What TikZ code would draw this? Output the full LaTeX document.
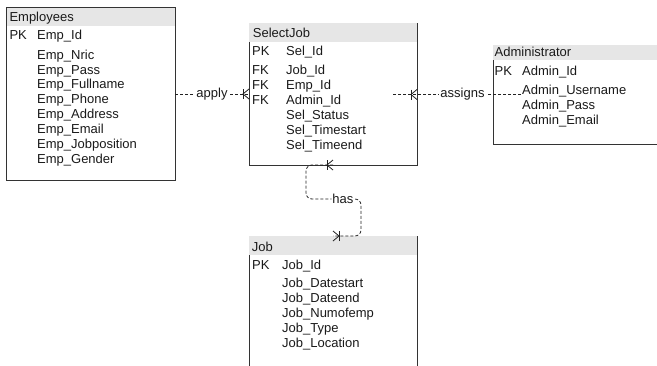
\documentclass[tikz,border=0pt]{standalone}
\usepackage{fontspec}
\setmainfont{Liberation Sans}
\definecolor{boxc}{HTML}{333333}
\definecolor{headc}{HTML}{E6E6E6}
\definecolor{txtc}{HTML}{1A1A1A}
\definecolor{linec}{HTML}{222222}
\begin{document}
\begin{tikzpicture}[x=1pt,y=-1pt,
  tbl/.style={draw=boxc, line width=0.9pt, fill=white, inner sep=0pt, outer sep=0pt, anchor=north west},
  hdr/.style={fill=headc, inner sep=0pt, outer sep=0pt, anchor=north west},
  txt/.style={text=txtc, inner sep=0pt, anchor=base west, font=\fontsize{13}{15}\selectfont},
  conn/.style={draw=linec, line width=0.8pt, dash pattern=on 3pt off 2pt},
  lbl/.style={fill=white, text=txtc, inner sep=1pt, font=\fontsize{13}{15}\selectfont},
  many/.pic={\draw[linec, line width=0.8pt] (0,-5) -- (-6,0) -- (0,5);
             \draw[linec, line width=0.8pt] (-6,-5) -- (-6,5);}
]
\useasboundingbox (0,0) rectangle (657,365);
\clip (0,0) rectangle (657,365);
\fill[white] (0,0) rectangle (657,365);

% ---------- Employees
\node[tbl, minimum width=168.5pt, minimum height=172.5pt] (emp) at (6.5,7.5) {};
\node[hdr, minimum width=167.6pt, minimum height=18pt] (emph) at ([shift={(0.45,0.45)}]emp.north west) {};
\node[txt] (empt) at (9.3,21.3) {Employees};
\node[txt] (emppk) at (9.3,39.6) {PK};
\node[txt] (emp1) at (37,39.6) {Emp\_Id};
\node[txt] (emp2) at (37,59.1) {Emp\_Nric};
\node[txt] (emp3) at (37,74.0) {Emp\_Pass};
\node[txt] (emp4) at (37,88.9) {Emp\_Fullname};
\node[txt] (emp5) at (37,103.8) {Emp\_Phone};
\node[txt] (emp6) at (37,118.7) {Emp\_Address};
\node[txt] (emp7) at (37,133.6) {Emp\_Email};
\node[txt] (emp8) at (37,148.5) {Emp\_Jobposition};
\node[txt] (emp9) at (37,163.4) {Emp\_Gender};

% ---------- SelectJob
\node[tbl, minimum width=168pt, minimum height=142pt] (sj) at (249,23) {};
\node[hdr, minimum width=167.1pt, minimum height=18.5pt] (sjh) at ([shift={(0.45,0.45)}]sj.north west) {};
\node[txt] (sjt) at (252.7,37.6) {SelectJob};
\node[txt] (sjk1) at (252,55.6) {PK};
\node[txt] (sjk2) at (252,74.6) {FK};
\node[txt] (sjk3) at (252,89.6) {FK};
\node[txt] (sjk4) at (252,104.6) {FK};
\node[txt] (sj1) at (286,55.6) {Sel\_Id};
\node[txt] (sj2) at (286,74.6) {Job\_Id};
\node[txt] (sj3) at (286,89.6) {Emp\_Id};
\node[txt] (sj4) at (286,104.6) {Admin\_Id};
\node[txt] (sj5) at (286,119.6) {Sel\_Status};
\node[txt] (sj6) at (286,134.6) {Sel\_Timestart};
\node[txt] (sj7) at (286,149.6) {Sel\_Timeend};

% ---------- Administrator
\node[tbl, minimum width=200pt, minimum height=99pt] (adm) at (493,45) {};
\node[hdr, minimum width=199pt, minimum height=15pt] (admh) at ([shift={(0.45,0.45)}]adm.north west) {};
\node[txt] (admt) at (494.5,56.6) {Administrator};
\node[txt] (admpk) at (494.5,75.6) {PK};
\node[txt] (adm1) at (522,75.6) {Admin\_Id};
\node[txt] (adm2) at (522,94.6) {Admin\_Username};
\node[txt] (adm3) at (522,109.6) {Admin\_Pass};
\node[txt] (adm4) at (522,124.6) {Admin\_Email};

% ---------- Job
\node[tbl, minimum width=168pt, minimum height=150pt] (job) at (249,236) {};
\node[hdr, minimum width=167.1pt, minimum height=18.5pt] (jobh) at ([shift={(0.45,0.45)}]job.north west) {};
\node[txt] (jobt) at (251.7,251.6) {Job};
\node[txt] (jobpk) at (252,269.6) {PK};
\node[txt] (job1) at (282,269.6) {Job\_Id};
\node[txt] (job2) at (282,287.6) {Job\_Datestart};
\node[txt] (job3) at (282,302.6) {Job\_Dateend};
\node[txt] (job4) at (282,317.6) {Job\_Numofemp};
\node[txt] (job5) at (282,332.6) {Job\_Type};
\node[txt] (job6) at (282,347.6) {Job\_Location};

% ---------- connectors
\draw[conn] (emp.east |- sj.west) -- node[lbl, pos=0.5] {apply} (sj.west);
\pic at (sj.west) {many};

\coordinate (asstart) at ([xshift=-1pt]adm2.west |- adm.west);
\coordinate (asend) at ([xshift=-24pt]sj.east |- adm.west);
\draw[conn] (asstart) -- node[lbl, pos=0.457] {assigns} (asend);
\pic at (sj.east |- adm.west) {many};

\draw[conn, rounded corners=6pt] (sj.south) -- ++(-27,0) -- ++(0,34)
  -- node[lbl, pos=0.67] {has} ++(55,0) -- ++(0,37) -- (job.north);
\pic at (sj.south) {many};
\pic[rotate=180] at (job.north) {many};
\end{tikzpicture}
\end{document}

▶ PROBLEM TO WORK ON
Repeat all the data as it stands, dropping any images it holds.

▶ RIGHT ANSWER
What TikZ code would draw this? Output the full LaTeX document.
\documentclass[tikz,border=0pt]{standalone}
\usepackage{fontspec}
\setmainfont{Liberation Sans}
\definecolor{boxc}{HTML}{333333}
\definecolor{headc}{HTML}{E6E6E6}
\definecolor{txtc}{HTML}{1A1A1A}
\definecolor{linec}{HTML}{222222}
\begin{document}
\begin{tikzpicture}[x=1pt,y=-1pt,
  tbl/.style={draw=boxc, line width=0.9pt, fill=white, inner sep=0pt, outer sep=0pt, anchor=north west},
  hdr/.style={fill=headc, inner sep=0pt, outer sep=0pt, anchor=north west},
  txt/.style={text=txtc, inner sep=0pt, anchor=base west, font=\fontsize{13}{15}\selectfont},
  conn/.style={draw=linec, line width=0.8pt, dash pattern=on 3pt off 2pt},
  lbl/.style={fill=white, text=txtc, inner sep=1pt, font=\fontsize{13}{15}\selectfont},
  many/.pic={\draw[linec, line width=0.8pt] (0,-5) -- (-6,0) -- (0,5);
             \draw[linec, line width=0.8pt] (-6,-5) -- (-6,5);}
]
\useasboundingbox (0,0) rectangle (657,365);
\clip (0,0) rectangle (657,365);
\fill[white] (0,0) rectangle (657,365);

% ---------- Employees
\node[tbl, minimum width=168.5pt, minimum height=172.5pt] (emp) at (6.5,7.5) {};
\node[hdr, minimum width=167.6pt, minimum height=18pt] (emph) at ([shift={(0.45,0.45)}]emp.north west) {};
\node[txt] (empt) at (9.3,21.3) {Employees};
\node[txt] (emppk) at (9.3,39.6) {PK};
\node[txt] (emp1) at (37,39.6) {Emp\_Id};
\node[txt] (emp2) at (37,59.1) {Emp\_Nric};
\node[txt] (emp3) at (37,74.0) {Emp\_Pass};
\node[txt] (emp4) at (37,88.9) {Emp\_Fullname};
\node[txt] (emp5) at (37,103.8) {Emp\_Phone};
\node[txt] (emp6) at (37,118.7) {Emp\_Address};
\node[txt] (emp7) at (37,133.6) {Emp\_Email};
\node[txt] (emp8) at (37,148.5) {Emp\_Jobposition};
\node[txt] (emp9) at (37,163.4) {Emp\_Gender};

% ---------- SelectJob
\node[tbl, minimum width=168pt, minimum height=142pt] (sj) at (249,23) {};
\node[hdr, minimum width=167.1pt, minimum height=18.5pt] (sjh) at ([shift={(0.45,0.45)}]sj.north west) {};
\node[txt] (sjt) at (252.7,37.6) {SelectJob};
\node[txt] (sjk1) at (252,55.6) {PK};
\node[txt] (sjk2) at (252,74.6) {FK};
\node[txt] (sjk3) at (252,89.6) {FK};
\node[txt] (sjk4) at (252,104.6) {FK};
\node[txt] (sj1) at (286,55.6) {Sel\_Id};
\node[txt] (sj2) at (286,74.6) {Job\_Id};
\node[txt] (sj3) at (286,89.6) {Emp\_Id};
\node[txt] (sj4) at (286,104.6) {Admin\_Id};
\node[txt] (sj5) at (286,119.6) {Sel\_Status};
\node[txt] (sj6) at (286,134.6) {Sel\_Timestart};
\node[txt] (sj7) at (286,149.6) {Sel\_Timeend};

% ---------- Administrator
\node[tbl, minimum width=200pt, minimum height=99pt] (adm) at (493,45) {};
\node[hdr, minimum width=199pt, minimum height=15pt] (admh) at ([shift={(0.45,0.45)}]adm.north west) {};
\node[txt] (admt) at (494.5,56.6) {Administrator};
\node[txt] (admpk) at (494.5,75.6) {PK};
\node[txt] (adm1) at (522,75.6) {Admin\_Id};
\node[txt] (adm2) at (522,94.6) {Admin\_Username};
\node[txt] (adm3) at (522,109.6) {Admin\_Pass};
\node[txt] (adm4) at (522,124.6) {Admin\_Email};

% ---------- Job
\node[tbl, minimum width=168pt, minimum height=150pt] (job) at (249,236) {};
\node[hdr, minimum width=167.1pt, minimum height=18.5pt] (jobh) at ([shift={(0.45,0.45)}]job.north west) {};
\node[txt] (jobt) at (251.7,251.6) {Job};
\node[txt] (jobpk) at (252,269.6) {PK};
\node[txt] (job1) at (282,269.6) {Job\_Id};
\node[txt] (job2) at (282,287.6) {Job\_Datestart};
\node[txt] (job3) at (282,302.6) {Job\_Dateend};
\node[txt] (job4) at (282,317.6) {Job\_Numofemp};
\node[txt] (job5) at (282,332.6) {Job\_Type};
\node[txt] (job6) at (282,347.6) {Job\_Location};

% ---------- connectors
\draw[conn] (emp.east |- sj.west) -- node[lbl, pos=0.5] {apply} (sj.west);
\pic at (sj.west) {many};

\coordinate (asstart) at ([xshift=-1pt]adm2.west |- adm.west);
\coordinate (asend) at ([xshift=-24pt]sj.east |- adm.west);
\draw[conn] (asstart) -- node[lbl, pos=0.457] {assigns} (asend);
\pic at (sj.east |- adm.west) {many};

\draw[conn, rounded corners=6pt] (sj.south) -- ++(-27,0) -- ++(0,34)
  -- node[lbl, pos=0.67] {has} ++(55,0) -- ++(0,37) -- (job.north);
\pic at (sj.south) {many};
\pic[rotate=180] at (job.north) {many};
\end{tikzpicture}
\end{document}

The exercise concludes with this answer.